The rotation matrix \(V\) is then given by:
\[V = \left[ \begin{array}{rr} \cos \phi_0 & \sin \phi_0\\ -\sin \phi_0 & \cos \phi_0 \end{array} \right]\]
Putting all together, the reconstructed signal, \(\hat{S}\) is
\[\hat{S} = \left[ \begin{array}{rr} \cos \phi_0 & \sin \phi_0\\ -\sin \phi_0 & \cos \phi_0 \end{array} \right] \left[ \begin{array}{cc} 1/\sqrt{\sigma_1} & 0 \\ 0 & 1/\sqrt{\sigma_2} \end{array} \right] \left[ \begin{array}{rr} \cos \theta_0 & \sin \theta_0\\ -\sin \theta_0 & \cos \theta_0 \end{array} \right] \]
Let’s see an example where \(X_1\) and \(X_2\) are two images
# to install: source("http://bioconductor.org/biocLite.R"); biocLite("EBImage")
library("EBImage")
# plot a picture
show_pic <- function(pic, adjust=FALSE) {
dims <- dim(pic)
plot(c(0, dims[1]), c(0, dims[2]), type='n', xlab="", ylab="")
rasterImage(pic,0,0,dims[1],dims[2]) # present image
}
# plot two pictures side by side
show_both_pics <- function(pic1, pic2) {
par(mfrow=c(1,2))
show_pic(pic1)
show_pic(pic2)
}
S1 <- readImage("sicily1.jpeg")
S2 <- readImage("sicily2.jpeg")
show_both_pics(S1, S2)
Let’s mix both images
A <- matrix(c(0.80, 0.20,
0.5, 0.67), ncol=2, byrow=TRUE)
X1 <- A[1,1]*S1 + A[1,2]*S2
X2 <- A[2,1]*S1 + A[2,2]*S2
show_both_pics(X1, X2)
Step 1 is to find the angle with maximal variance:
x1v <- scale(as.vector(X1), center=TRUE, scale=FALSE) # make it a vector and center data around mean
x2v <- scale(as.vector(X2), center=TRUE, scale=FALSE)
theta0 <- 0.5*atan( -2*sum(x1v*x2v) / sum(x1v^2-x2v^2) ); # compute 1st principal direction
Us <- matrix(c( cos(theta0), sin(theta0),
-sin(theta0), cos(theta0)), ncol=2,byrow=TRUE)
Step 2 is finding the scaling of the principal components:
sigma1 <- sum( (x1v*cos(theta0) +x2v*sin(theta0))^2 )
sigma2 <- sum( (x1v*cos(theta0-pi/2)+x2v*sin(theta0-pi/2))^2 )

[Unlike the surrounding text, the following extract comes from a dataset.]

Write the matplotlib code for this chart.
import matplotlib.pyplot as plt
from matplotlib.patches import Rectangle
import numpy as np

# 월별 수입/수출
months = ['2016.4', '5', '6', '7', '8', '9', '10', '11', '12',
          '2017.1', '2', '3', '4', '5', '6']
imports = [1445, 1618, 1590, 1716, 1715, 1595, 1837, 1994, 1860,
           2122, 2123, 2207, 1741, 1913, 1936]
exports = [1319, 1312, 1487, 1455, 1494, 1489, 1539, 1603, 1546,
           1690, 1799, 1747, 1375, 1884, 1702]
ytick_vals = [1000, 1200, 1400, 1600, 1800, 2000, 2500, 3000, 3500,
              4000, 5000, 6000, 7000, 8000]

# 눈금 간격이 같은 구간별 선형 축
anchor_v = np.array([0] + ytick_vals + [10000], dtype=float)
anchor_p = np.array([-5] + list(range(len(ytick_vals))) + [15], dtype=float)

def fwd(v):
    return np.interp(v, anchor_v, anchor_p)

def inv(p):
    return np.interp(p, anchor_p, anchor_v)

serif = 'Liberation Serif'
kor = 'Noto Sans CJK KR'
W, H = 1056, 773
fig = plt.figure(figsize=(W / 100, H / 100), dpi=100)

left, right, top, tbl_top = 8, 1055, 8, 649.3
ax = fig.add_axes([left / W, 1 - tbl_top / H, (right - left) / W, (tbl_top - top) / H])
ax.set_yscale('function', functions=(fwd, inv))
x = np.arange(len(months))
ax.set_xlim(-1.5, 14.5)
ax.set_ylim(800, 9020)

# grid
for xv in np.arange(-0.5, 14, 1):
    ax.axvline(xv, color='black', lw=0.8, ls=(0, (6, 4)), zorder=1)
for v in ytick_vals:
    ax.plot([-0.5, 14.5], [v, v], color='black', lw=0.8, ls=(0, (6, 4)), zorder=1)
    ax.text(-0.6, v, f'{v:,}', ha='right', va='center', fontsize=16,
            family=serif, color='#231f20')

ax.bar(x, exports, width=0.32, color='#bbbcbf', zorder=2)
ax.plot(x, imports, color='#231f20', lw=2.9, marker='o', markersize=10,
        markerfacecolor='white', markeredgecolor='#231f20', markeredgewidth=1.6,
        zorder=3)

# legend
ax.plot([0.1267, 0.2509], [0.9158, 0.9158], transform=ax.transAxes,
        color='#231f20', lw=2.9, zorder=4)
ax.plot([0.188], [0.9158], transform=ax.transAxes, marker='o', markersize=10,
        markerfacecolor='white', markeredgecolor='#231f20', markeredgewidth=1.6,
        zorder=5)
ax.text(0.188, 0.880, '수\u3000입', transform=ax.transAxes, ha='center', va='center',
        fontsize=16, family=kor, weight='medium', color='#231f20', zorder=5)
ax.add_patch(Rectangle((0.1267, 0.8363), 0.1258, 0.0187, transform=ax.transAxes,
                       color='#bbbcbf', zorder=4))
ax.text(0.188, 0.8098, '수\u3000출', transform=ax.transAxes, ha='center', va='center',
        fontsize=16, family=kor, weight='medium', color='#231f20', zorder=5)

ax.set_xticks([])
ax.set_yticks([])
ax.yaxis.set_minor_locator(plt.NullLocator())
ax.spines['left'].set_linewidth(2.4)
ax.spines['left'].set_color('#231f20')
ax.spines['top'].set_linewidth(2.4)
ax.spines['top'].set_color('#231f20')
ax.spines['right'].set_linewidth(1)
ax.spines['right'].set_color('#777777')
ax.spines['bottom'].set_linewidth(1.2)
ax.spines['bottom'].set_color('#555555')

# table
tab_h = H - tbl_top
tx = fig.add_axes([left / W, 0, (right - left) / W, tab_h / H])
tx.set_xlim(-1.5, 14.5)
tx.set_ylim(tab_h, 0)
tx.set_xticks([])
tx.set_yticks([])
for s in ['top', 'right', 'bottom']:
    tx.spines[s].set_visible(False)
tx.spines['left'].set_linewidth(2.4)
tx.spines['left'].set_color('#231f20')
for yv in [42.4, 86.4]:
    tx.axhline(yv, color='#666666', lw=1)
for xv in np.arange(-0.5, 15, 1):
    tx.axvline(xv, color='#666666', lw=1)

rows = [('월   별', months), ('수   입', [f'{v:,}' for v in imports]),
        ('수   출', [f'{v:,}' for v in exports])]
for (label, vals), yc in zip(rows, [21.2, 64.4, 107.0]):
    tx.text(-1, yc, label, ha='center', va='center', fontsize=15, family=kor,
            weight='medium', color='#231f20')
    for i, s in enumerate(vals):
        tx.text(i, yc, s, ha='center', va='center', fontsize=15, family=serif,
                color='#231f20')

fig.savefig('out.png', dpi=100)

Sigma_inv <- matrix(c(1/sqrt(sigma1), 0,
0, 1/sqrt(sigma2)), ncol=2, byrow=TRUE)
Step 3 is the rotation to separability:
X1bar <- Sigma_inv[1,1]*(Us[1,1]*X1+Us[1,2]*X2);
X2bar <- Sigma_inv[2,2]*(Us[2,1]*X1+Us[2,2]*X2);
x1vbar <- as.vector(X1bar)
x2vbar <- as.vector(X2bar)
phi0 <- 0.25*atan( -sum(2*(x1vbar^3)*x2vbar-2*x1vbar*(x2vbar^3)) /
sum(3*(x1vbar^2)*(x2vbar^2)-0.5*(x1vbar^4)-0.5*(x2vbar^4)))
V <- matrix(c( cos(phi0), sin(phi0),
-sin(phi0), cos(phi0)), ncol=2,byrow=TRUE)
S1_hat <- normalize(V[1,1]*X1bar+V[1,2]*X2bar) # normalization to recover initial contrast
S2_hat <- normalize(V[2,1]*X1bar+V[2,2]*X2bar)
show_both_pics(S1_hat, S2_hat)
The second picture was retrieved quite nicely. The upper part of the first picture however didn’t. A reason is that the blue sky has little detail, acting like a DC component, which the algorithm could not detect.